Price is the number one factor for home buyers, according to the annual Profile of Home Buyers and Sellers recently released by the National Association of Realtors (NAR).
No surprise there—except total purchase price isn’t the overriding factor; more important to buyers is how that price breaks down into monthly carrying costs.
In 2012, buyers’ top five factors were:
• 61% – quality of neighborhood
• 43% – job commute
• 39% – overall affordability
• 35% – convenient to friends/family
• 26% – design of neighborhood
Commuting expenses are “very important” for 37% of this year’s buyers and “somewhat important” for another 29%. In fact, buyers are 50% more likely to compromise on price than on a home’s distance from the office.

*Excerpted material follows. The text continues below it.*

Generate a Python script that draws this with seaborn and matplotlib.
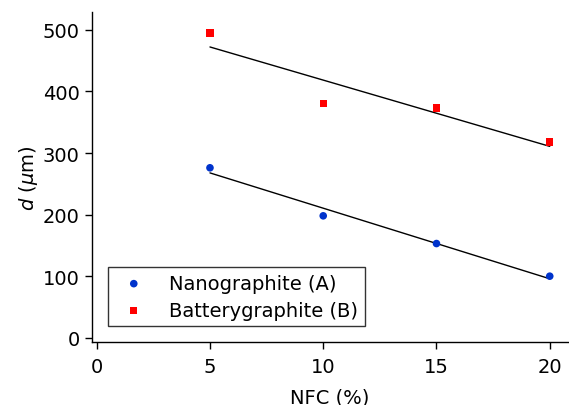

That commuting time is nearly as important as overall affordability speaks to buyers’ concerns over carrying costs. Mortgage rates are low and likely to stay that way, but other costs of homeownership are escalating or volatile, so today’s buyers are focusing on those variables.
The NAR’s breakdown of core monthly homeownership expenses found that buyers cited as “very important”:
• 39% – heating and cooling cost
• 24% – energy-efficient appliances
• 24% – energy-efficient lighting
• 11% – landscaping for energy conservation
• 11% – environmentally friendly community features
By way of contrast, the least important factors are:
• 6% – access to public transit (though that was important to 21% of urban buyers)
• 5% – convenient to airport (though that was important to 14% of resort area buyers)
• 5% – ‘green’ features
The bottom line on overall affordability: Document the core budget items for owning the house and when selling, emphasize the cost-efficiency of upgrades.